Recently, while heavyweight champion Lennox Lewis was celebrating his victory over Mike Tyson, drinking Cristal champagne in his $10,000-a-night triplex on the highest floors of the Palace Hotel on Madison Avenue, 20 Triangle teenagers were outside the Palace handing out sandwiches and shampoo to the homeless men and women who sleep around Madison. The kids were a part of the Midnight Run, a nonprofit van service that carries food and clothing and toiletries around New York City from 11 p.m. to 2 a.m.

Started by a North Carolina native and UNC -Chapel Hill graduate who found himself homeless after a bout with drugs, Midnight Run is one of those perfect symbiotic charities where volunteers get at least as much as they give (arguably more). “I came to New York homeless-phobic,” says one teen, “and I learned they’re just people too, with a lot to offer.”

The teens spent one morning near Wall Street working in a day shelter for homeless people struggling with mental illness and substance abuse. Located near Ground Zero, the shelter serves many clients who witnessed unspeakable sights related to the World Trade Center tragedy and experienced setbacks in their climb out of post traumatic stress disorder from earlier tragedies in their lives.

And some of the clients at the shelter are new ones who became homeless as a result of Sept. 11. One such person was a bright young man, himself a teen, who confided that he almost went to Duke, chose Cornell instead, and after one semester couldn’t handle it (lack of maturity, he assessed, having started at 17) and transferred to NYU. Now homeless (he never in a million years thought it could happen to him–he always thought homeless people were worthless and certainly capable of doing better, he admitted), he was taking a crash course in humility and channeling some of his pain into poetry.

“Thank you for coming,” he tells the teens. “It feels good to talk.” They are amazed. “He’s just like us,” they say.

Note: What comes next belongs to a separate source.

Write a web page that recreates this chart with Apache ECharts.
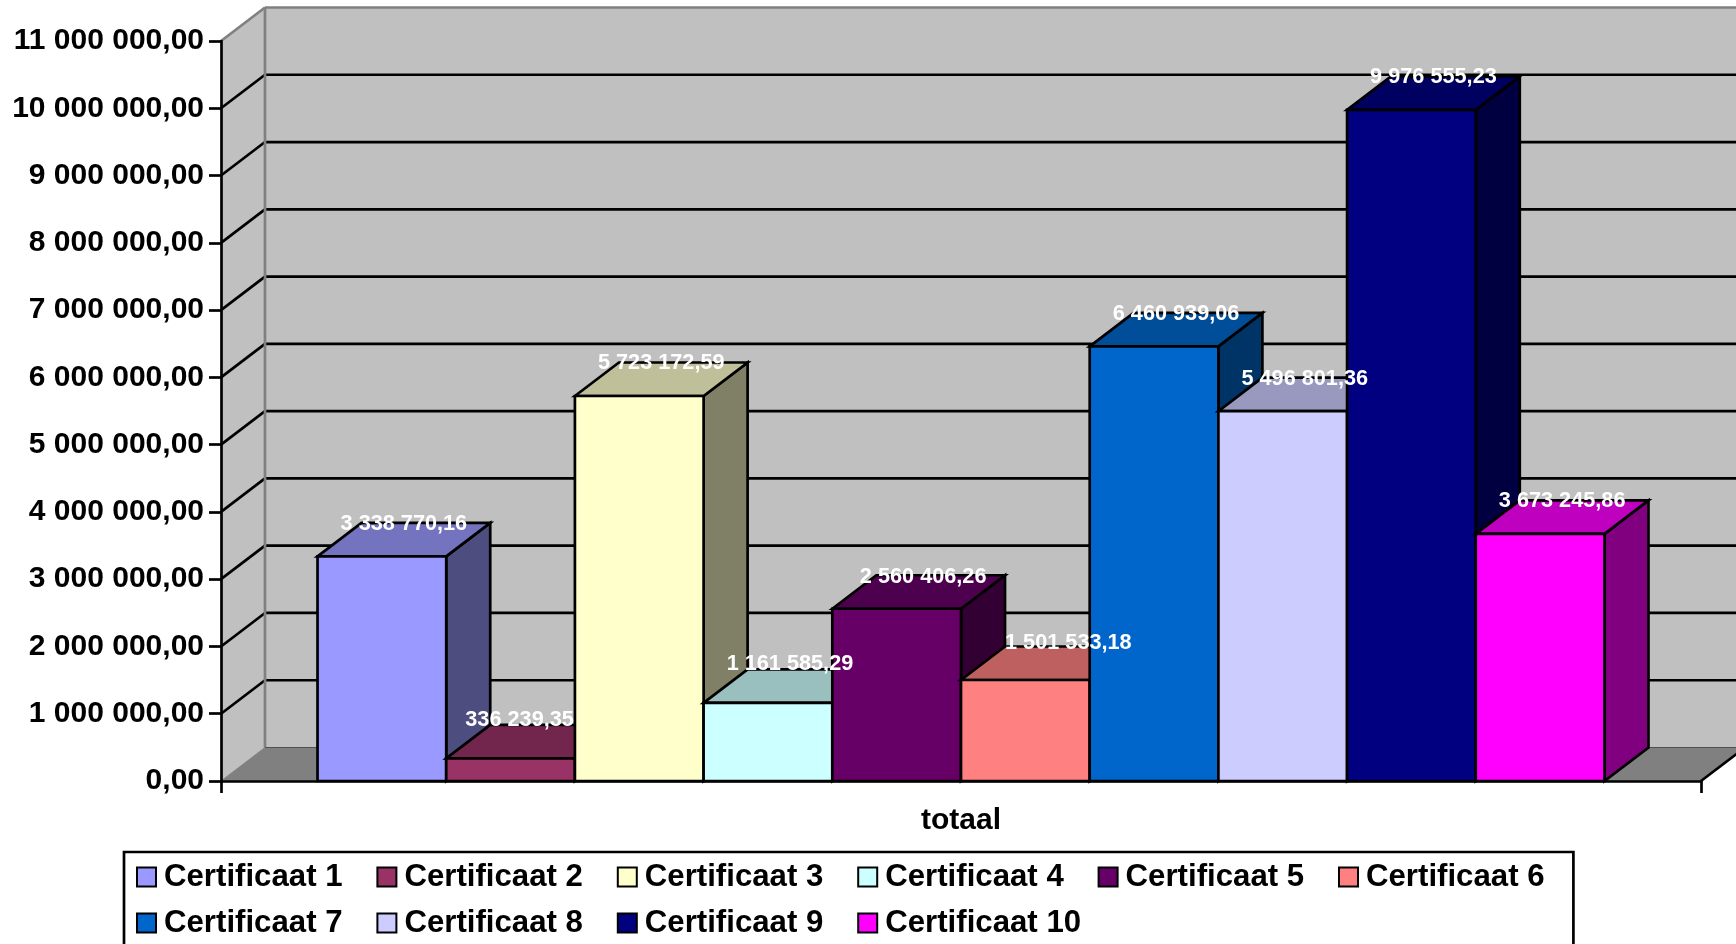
<!DOCTYPE html>
<html>
<head>
    <meta charset="UTF-8">
    <title>Certificaten totaal</title>
    <script type="text/javascript" src="https://cdn.jsdelivr.net/npm/echarts@6/dist/echarts.min.js"></script>
    <style>
        html, body { margin: 0; padding: 0; background: #fff; overflow: hidden; }
    </style>
</head>
<body>
<div id="main" style="width: 1736px; height: 944px;"></div>
<script type="text/javascript">
    // data
    var categories = ['totaal'];
    var names = ['Certificaat 1', 'Certificaat 2', 'Certificaat 3', 'Certificaat 4', 'Certificaat 5',
        'Certificaat 6', 'Certificaat 7', 'Certificaat 8', 'Certificaat 9', 'Certificaat 10'];
    var values = [3338770.16, 336239.35, 5723172.59, 1161585.29, 2560406.26,
        1501533.18, 6460939.06, 5496801.36, 9976555.23, 3673245.86];
    var colors = ['#9999FF', '#993366', '#FFFFCC', '#CCFFFF', '#660066',
        '#FF8080', '#0066CC', '#CCCCFF', '#000080', '#FF00FF'];
    var yTicks = [0, 1000000, 2000000, 3000000, 4000000, 5000000, 6000000, 7000000, 8000000, 9000000, 10000000, 11000000];

    // 3d look
    var DX = 44, DY = 33.5;
    var LINE = 2.7;
    var FONT = 'Liberation Sans';
    // a few labels were moved by excel to keep them apart
    var labelNudge = { 1: [-13, -6], 3: [0, -6.5], 4: [4.5, 1], 5: [21, -4] };

    function fmt(v, dec) {
        var s = v.toFixed(dec).split('.');
        return s[0].replace(/\B(?=(\d{3})+$)/g, ' ') + ',' + s[1];
    }

    function shade(hex, k) {
        var n = parseInt(hex.slice(1), 16);
        var r = Math.round((n >> 16) * k), g = Math.round(((n >> 8) & 255) * k), b = Math.round((n & 255) * k);
        return 'rgb(' + r + ',' + g + ',' + b + ')';
    }

    function poly(points, fill, stroke, width, z2) {
        return {
            type: 'polygon', z2: z2,
            shape: { points: points },
            style: { fill: fill, stroke: stroke, lineWidth: width, lineJoin: 'miter' }
        };
    }

    function line(x1, y1, x2, y2, stroke, width, z2) {
        return {
            type: 'line', z2: z2,
            shape: { x1: x1, y1: y1, x2: x2, y2: y2 },
            style: { stroke: stroke, lineWidth: width }
        };
    }

    function renderWalls(params, api) {
        var g = params.coordSys;
        var l = g.x, r = g.x + g.width, t = g.y, b = g.y + g.height;
        var kids = [
            poly([[l, t], [l + DX, t - DY], [l + DX, b - DY], [l, b]], '#C0C0C0', null, 0, 1),
            poly([[l + DX, t - DY], [r + DX, t - DY], [r + DX, b - DY], [l + DX, b - DY]], '#C0C0C0', null, 0, 1),
            poly([[l, b], [l + DX, b - DY], [r + DX, b - DY], [r, b]], '#808080', null, 0, 1)
        ];
        yTicks.forEach(function (v) {
            var y = api.coord([0, v])[1];
            if (v === 0 || v === 11000000) return;
            kids.push(line(l, y, l + DX, y - DY, '#000', LINE, 2));
            kids.push(line(l + DX, y - DY, r + DX, y - DY, '#000', LINE, 2));
        });
        kids.push(line(l, t, l + DX, t - DY, '#808080', LINE, 3));
        kids.push(line(l + DX, t - DY, r + DX, t - DY, '#808080', LINE, 3));
        kids.push(line(l + DX, t - DY, l + DX, b - DY, '#808080', LINE, 3));
        kids.push(line(l, b, l + DX, b - DY, '#808080', 1, 3));
        kids.push(line(l + DX, b - DY, r + DX, b - DY, '#505050', 1, 3));
        kids.push(line(r, b, r + DX, b - DY, '#000', LINE, 3));
        return { type: 'group', children: kids };
    }

    function renderBar(i) {
        return function (params, api) {
            var top = api.coord([0, api.value(1)]);
            var zero = api.coord([0, 0]);
            var w = api.size([1, 0])[0] / 11.5;
            var x0 = top[0] + (i - 5) * w, x1 = x0 + w;
            var yt = top[1], yb = zero[1];
            var c = colors[i];
            var z2 = 10 + i;
            var nudge = labelNudge[i] || [0, 0];
            return {
                type: 'group',
                children: [
                    poly([[x1, yt], [x1 + DX, yt - DY], [x1 + DX, yb - DY], [x1, yb]], shade(c, 0.5), '#000', LINE, z2),
                    poly([[x0, yt], [x0 + DX, yt - DY], [x1 + DX, yt - DY], [x1, yt]], shade(c, 0.75), '#000', LINE, z2),
                    poly([[x0, yt], [x1, yt], [x1, yb], [x0, yb]], c, '#000', LINE, z2),
                    {
                        type: 'text', z2: 100,
                        style: {
                            x: (x0 + x1) / 2 + DX / 2 + nudge[0],
                            y: yt - DY + 1 + nudge[1],
                            text: fmt(api.value(1), 2),
                            fill: '#fff',
                            font: 'bold 21.7px "' + FONT + '"',
                            align: 'center',
                            verticalAlign: 'middle'
                        }
                    }
                ]
            };
        };
    }

    var series = [{
        name: 'walls',
        type: 'custom',
        z: 1,
        silent: true,
        renderItem: renderWalls,
        encode: { x: 0, y: 1 },
        data: [[0, 0]]
    }];
    names.forEach(function (name, i) {
        series.push({
            name: name,
            type: 'custom',
            z: 2,
            silent: true,
            renderItem: renderBar(i),
            encode: { x: 0, y: 1 },
            itemStyle: { color: colors[i] },
            data: [[0, values[i]]]
        });
    });

    var myChart = echarts.init(document.getElementById('main'));
    var option = {
        animation: false,
        textStyle: { fontFamily: FONT },
        grid: { left: 221, right: 35, top: 41, bottom: 163 },
        xAxis: [{
            type: 'category',
            data: categories,
            z: 5,
            axisLine: { lineStyle: { color: '#000', width: LINE } },
            axisTick: { show: true, length: 12, lineStyle: { color: '#000', width: LINE } },
            axisLabel: { color: '#000', fontWeight: 'bold', fontSize: 30, fontFamily: FONT, margin: 25 },
            splitLine: { show: false }
        }],
        yAxis: [{
            type: 'value',
            min: 0,
            max: 11000000,
            interval: 1000000,
            z: 5,
            axisLine: { show: true, lineStyle: { color: '#000', width: LINE } },
            axisTick: { show: true, length: 12, lineStyle: { color: '#000', width: LINE } },
            axisLabel: {
                color: '#000', fontWeight: 'bold', fontSize: 30, fontFamily: FONT, margin: 17,
                padding: [6, 0, 0, 0],
                formatter: function (v) { return fmt(v, 2); }
            },
            splitLine: { show: false }
        }],
        legend: {
            data: names,
            left: 124,
            top: 852,
            width: 1450,
            orient: 'horizontal',
            icon: 'rect',
            itemWidth: 19,
            itemHeight: 19,
            itemGap: 10,
            padding: [7, 5, 12, 12],
            backgroundColor: '#fff',
            borderColor: '#000',
            borderWidth: LINE,
            borderRadius: 0,
            selectedMode: false,
            itemStyle: { borderColor: '#000', borderWidth: 2 },
            textStyle: {
                color: '#000', fontWeight: 'bold', fontSize: 31.2, fontFamily: FONT,
                width: 202.4, lineHeight: 36, padding: [0, 0, 0, 3]
            }
        },
        series: series
    };
    myChart.setOption(option);
</script>
</body>
</html>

These same kids may stay in the Palace Hotel some day–they’re bright, from affluent families. They’ll all go to college and maybe become doctors or lawyers. Or maybe they’ll work on Wall Street near that shelter. But a seed of compassion was sown in every one of them in New York City. And they caught a glimpse of the power of respect in the healing process for the dehumanized soul who is, in the words of the homeless teenager, “waiting for the opportunity to be a man again.”